The new no-food rule will severely cut down the number of rides and attractions each visitor can enjoy, as it will force them to take significant time off just to eat. My friend Lisa, who visited Shanghai Disney Resort in 2016, said she and her husband preplanned their day by bringing a bag of quick, easy snacks to eat while queuing. This helped them maximize the number of rides they could enjoy.

She said the new policy has dampened her enthusiasm about returning to Disney in the future, as it will be even more expensive and time consuming than it already was. Yes, the park will greatly profit from the new rule, and maybe also keep the grounds cleaner, but those are advantages only for Disney, not ordinary family.

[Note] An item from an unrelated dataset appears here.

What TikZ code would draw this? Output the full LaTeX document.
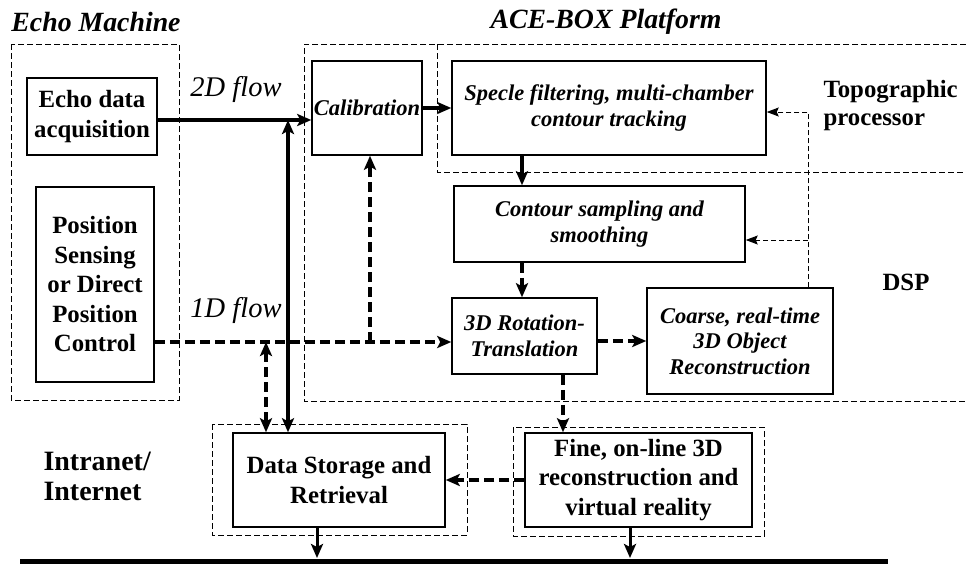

It is simply unfair for Disney to impose this Western custom on Chinese visitors. China has long had an open policy about allowing people to bring their own picnics into parks, resorts, movie theaters and even restaurants.

Thus, I can't see this helping Disney improve their already sagging reputation and brand perception among the Chinese. On the contrary, it is going to drastically reduce the number of low-income families and students who might have wanted to visit the new resort. Mickey Mouse might want to reconsider!

The opinions expressed in this article are the author's own and do not necessarily reflect the views of the Global Times.